A meteor that scientists estimate weighed 11 tons streaked at supersonic speed over Russia’s Ural Mountains on Friday, setting off blasts that injured nearly 1,000 people and frightened countless more. In one city – Chelyabinsk – 100’s were hurt by shattered glass, and the local Chabad House suffered damage.
Shluchim Rabbi Meir and Devorah Leah Kirsh lead the Jewish Community of Chelyabinsk and their Shul and Chabad House suffered serious damage to almost all their beautiful stain-glass window’s which were shattered when the meteorite streaked by.
Nevertheless, the Shluchim are reporting that with the help of the community they are cleaning up and will be ready to open for services this Shabbos.
The Russian Academy of Sciences said in a statement that the meteor over the Chelyabinsk region entered the Earth’s atmosphere at a speed of at least 33,000 mph and shattered about 18-32 miles above ground.

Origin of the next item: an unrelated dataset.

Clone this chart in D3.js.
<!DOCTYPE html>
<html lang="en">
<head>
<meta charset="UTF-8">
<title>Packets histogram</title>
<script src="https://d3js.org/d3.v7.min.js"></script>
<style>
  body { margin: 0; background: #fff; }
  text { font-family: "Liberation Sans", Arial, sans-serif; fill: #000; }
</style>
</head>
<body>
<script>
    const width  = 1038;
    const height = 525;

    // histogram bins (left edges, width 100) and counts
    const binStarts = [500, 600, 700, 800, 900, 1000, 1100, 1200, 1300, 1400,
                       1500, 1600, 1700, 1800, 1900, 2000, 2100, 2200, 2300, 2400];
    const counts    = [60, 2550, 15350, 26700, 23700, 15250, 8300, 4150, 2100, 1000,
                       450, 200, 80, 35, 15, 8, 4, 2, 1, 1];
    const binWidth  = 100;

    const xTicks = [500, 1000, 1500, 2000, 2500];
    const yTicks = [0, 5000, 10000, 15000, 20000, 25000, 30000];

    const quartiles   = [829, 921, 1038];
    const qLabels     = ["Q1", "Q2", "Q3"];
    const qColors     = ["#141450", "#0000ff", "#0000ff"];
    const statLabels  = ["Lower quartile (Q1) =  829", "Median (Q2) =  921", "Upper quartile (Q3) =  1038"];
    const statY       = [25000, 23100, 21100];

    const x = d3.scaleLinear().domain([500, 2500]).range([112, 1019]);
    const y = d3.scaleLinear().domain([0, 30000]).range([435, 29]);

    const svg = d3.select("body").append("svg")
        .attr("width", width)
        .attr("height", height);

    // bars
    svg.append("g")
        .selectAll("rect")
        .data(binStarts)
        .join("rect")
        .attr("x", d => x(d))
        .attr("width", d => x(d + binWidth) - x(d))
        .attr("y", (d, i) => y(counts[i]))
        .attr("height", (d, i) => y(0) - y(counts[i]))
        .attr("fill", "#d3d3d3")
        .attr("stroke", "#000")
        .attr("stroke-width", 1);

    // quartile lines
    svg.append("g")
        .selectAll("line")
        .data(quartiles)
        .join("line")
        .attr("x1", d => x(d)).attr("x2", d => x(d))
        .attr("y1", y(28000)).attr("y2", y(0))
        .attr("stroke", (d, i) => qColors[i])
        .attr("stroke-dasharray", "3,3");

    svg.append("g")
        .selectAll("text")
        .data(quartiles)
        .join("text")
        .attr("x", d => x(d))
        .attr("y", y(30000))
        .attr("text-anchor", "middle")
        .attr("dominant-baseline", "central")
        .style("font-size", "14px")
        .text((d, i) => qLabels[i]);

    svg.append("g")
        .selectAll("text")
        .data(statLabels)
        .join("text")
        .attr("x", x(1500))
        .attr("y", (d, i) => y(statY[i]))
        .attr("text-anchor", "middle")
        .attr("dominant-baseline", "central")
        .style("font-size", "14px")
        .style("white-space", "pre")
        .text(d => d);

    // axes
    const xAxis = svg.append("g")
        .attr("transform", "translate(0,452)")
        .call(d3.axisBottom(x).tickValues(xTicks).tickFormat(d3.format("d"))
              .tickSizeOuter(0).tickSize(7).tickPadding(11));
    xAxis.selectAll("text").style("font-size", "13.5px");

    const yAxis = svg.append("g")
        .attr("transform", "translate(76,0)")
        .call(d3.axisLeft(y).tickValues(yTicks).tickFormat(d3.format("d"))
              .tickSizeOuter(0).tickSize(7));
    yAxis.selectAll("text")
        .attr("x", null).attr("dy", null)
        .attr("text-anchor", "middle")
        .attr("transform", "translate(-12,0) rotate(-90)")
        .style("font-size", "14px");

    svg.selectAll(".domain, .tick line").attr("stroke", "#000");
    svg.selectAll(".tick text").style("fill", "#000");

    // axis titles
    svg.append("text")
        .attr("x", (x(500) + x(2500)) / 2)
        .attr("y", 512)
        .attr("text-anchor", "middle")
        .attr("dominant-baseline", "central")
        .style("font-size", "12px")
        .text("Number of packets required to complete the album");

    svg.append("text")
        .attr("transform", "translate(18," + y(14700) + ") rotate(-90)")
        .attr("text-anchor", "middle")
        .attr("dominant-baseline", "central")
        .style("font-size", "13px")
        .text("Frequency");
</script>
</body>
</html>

The fall caused explosions that broke glass over a wide area. The Emergency Ministry says more than 500 people sought treatment after the blasts and that 34 of them were hospitalized.
“There was panic. People had no idea what was happening. Everyone was going around to people’s houses to check if they were OK,” said Sergey Hametov, a resident of Chelyabinsk, about 930 miles east of Moscow, the biggest city in the affected region.
“We saw a big burst of light then went outside to see what it was and we heard a really loud thundering sound,” he told The Associated Press by telephone.
Another Chelyabinsk resident, Valya Kazakov, said some elderly women in his neighborhood started crying out that the world was ending.
Meteors typically cause sizeable sonic booms when they enter the atmosphere because they are traveling much faster than the speed of sound. Injuries on the scale reported Friday, however, are extraordinarily rare.
Reports conflicted on what exactly happened in the clear skies. A spokeswoman for the Emergency Ministry, Irina Rossius, told The Associated Press that there was a meteor shower, but another ministry spokeswoman, Elena Smirnikh, was quoted by the Interfax news agency as saying it was a single meteor.
Amateur video broadcast on Russian television showed an object speeding across the sky about 9:20 a.m. local time (0320 GMT), leaving a thick white contrail and an intense flash.